With 94% of advertisers still worried about brand safety, it is a topic sitting high on our industry’s agenda. With almost half of advertisers saying they don’t think platforms like YouTube and Facebook are doing enough about it, we take a look at what’s changed since YouTube’s brand safety announcement earlier this year.
Growing awareness
Not only is this a topic on the lips of consumers and the general public – but brands too are becoming increasingly savvy and calling for further transparency on how their budgets are being spent and where their advertising is shown online.
Mark Pritchard, Procter & Gamble’s influential Global Chief Brand Officer, has been spearheading the call for improvements in the industry:
“We need better advertising to drive growth enabled by media transparency to drive a clean and productive media supply chain. Better advertising and media transparency are closely related. Why? Because better advertising requires time and money, yet we’re all wasting way too much time and money on a media supply chain with poor standards adoption, too many players grading their own homework, too many hidden touches, and too many holes to allow criminals to rip us off.”

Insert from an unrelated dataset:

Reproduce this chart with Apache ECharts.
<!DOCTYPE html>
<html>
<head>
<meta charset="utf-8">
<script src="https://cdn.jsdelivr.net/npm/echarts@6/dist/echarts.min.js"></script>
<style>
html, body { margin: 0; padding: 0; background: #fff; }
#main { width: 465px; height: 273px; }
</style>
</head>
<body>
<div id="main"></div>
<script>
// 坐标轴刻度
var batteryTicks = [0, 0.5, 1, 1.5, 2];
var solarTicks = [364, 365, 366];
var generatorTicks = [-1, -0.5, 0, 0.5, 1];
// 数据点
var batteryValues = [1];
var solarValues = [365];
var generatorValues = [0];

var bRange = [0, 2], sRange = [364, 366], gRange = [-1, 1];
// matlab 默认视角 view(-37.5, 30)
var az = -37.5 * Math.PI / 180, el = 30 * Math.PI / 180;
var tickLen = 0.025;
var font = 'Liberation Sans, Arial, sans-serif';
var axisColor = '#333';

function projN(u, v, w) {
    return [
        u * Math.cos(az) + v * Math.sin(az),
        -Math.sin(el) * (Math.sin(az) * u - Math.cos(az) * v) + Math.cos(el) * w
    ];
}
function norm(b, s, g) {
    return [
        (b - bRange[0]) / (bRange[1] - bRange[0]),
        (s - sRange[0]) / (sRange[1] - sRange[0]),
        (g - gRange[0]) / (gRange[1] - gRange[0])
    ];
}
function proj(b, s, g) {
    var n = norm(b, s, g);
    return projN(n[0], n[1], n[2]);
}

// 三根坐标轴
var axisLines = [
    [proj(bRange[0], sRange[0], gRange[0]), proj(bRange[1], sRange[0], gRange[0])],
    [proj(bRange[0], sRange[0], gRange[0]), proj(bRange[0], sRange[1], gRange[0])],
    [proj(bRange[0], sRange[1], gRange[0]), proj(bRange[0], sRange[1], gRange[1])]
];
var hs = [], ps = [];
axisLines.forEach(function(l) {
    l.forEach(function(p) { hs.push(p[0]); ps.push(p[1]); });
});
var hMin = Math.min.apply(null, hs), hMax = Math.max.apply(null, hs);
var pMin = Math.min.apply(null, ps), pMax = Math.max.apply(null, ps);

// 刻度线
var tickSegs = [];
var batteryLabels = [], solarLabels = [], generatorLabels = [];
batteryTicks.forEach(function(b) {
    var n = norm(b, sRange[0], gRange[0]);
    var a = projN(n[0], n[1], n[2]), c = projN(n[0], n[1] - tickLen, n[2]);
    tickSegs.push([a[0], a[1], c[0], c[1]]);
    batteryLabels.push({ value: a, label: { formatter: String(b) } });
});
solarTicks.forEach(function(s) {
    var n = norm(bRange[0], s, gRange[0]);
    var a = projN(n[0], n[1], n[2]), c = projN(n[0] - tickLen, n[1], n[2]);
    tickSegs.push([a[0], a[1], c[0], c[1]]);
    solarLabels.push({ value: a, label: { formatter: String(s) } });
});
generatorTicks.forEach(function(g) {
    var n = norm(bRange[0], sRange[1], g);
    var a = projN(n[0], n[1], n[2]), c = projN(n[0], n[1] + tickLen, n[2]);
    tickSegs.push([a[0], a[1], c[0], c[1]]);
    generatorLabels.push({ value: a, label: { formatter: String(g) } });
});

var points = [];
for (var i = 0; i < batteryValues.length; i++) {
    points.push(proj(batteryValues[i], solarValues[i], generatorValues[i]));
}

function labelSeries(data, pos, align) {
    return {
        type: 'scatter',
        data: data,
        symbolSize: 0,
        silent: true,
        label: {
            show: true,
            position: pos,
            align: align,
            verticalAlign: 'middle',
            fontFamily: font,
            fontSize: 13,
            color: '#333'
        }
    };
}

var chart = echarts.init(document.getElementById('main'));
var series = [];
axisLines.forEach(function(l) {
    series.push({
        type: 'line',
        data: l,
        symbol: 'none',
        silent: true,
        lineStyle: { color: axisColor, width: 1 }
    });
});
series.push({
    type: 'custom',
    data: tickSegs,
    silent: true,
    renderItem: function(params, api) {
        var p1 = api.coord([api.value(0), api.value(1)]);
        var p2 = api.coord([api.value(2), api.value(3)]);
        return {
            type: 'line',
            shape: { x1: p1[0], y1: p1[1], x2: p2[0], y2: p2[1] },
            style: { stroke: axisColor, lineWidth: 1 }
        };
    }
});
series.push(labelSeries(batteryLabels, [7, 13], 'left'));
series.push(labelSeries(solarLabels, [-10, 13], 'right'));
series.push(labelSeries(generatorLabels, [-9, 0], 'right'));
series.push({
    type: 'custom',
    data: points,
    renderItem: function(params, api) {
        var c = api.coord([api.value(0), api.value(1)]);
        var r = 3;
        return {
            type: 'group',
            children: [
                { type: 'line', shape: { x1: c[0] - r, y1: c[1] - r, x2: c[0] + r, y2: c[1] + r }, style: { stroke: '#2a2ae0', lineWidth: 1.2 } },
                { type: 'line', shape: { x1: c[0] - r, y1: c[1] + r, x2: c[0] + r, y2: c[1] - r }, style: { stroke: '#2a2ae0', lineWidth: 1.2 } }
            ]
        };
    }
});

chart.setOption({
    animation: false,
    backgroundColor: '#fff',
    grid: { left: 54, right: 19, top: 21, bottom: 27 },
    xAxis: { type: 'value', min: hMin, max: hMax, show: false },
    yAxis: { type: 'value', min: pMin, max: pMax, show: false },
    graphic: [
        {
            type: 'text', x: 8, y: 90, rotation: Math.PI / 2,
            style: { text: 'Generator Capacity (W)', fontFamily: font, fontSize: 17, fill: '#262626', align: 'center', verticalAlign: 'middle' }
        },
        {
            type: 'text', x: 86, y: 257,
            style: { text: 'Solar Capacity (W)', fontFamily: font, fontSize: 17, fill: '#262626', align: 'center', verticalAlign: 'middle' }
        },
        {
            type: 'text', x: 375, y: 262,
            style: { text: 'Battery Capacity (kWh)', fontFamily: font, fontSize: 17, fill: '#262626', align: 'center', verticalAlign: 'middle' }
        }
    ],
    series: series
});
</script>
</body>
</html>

This struggle has also caught the attention of the media, as a number of brands and advertising platforms have been called out for placement of online advertising next to questionable content over the last year. YouTube was one of the major providers to come under fire for this reason, and has since been working hard to make advertising safer for its brand partners.
are there any further updates to the measures YouTube has undertaken?
Although Google’s head of trust and safety, Arjun Narayan, recently stated that whilst no algorithm update will ever make Google, YouTube or any advertising environment entirely brand safe, “there is close to [this], and there is best in class.” It is apparent that the company takes its position as “best in class” extremely seriously, as they continue to strive to be a leading player in this space.
So what’s happened since YouTube announced a raft of measures to protect advertisers from inappropriate content back in January?
- Since January, YouTube has manually reviewed over one million videos to improve the flagging technology that monitors and categorises all video content uploaded to the platform. Improvements to their machine learning technology are ongoing, and should mean that inappropriate content is quickly identified and not eligible to advertise against.
- As well as this, YouTube’s staff of content moderators are now screening every video in Google’s Preferred programme (a space for top-tier advertisers). They have committed to hiring a full team of over 10,000 human flaggers by the end of 2018. More eyes and ears should mean questionable content has less opportunity to slip through the net.
- As promised, in February the threshold for content creators to participate in the YouTube Partner Programme (enabling creators to monetise their videos) has been increased to 4,000 hours of watchtime and a minimum of 1,000 subscribers (up from the threshold of 10,000 lifetime views last year). Raising this bar helps to ensure that only the most active and popular channels are available to advertisers.
- Following the Logan Paul controversy, new rules have been put in place for content creators who infringe YouTube’s community guidelines. A strike such as this could result in termination of the creator’s channel and therefore, the channel owner’s ability to earn. Top-tier creators will also lose access to the service’s Google Preferred premium programme. For content creators, this acts as a major deterrent to going against community guidelines.
Industry-leading brand safety measures
It’s clear that the Google-owned platform has listened and adapted its policies, as an independent audit by BPA Worldwide led to YouTube receiving a certificate for industry-leading brand safety measures.
As a result of these changes, most brands have indeed returned to the platform, and GroupM’s Chief Digital Officer, Rob Norman, shared the widespread opinion that the role of an agency is to give brands “a quantification and risk assessment and let them make their own decisions”. However, this certainly isn’t the last we will hear about brand safety and transparency regarding YouTube or any other major advertising platforms in the near future.
As Google’s Head of Trust and Safety, Narayan goes on to say:
“Brands are coming back. Are we done yet? I don’t think we’re done yet but we are deeply committed to getting it right and our partners keep us honest, that’s the true spirit of partnership, and we are looking forward to making that journey forward with strong partnerships.”
Going forward
We as marketers, advertisers and partners will carry on adapting as the digital environment shifts, and without doubt, face the new challenges this throws into our paths. We look forward to seeing YouTube take the lead and continue developing its technology over the next year and beyond.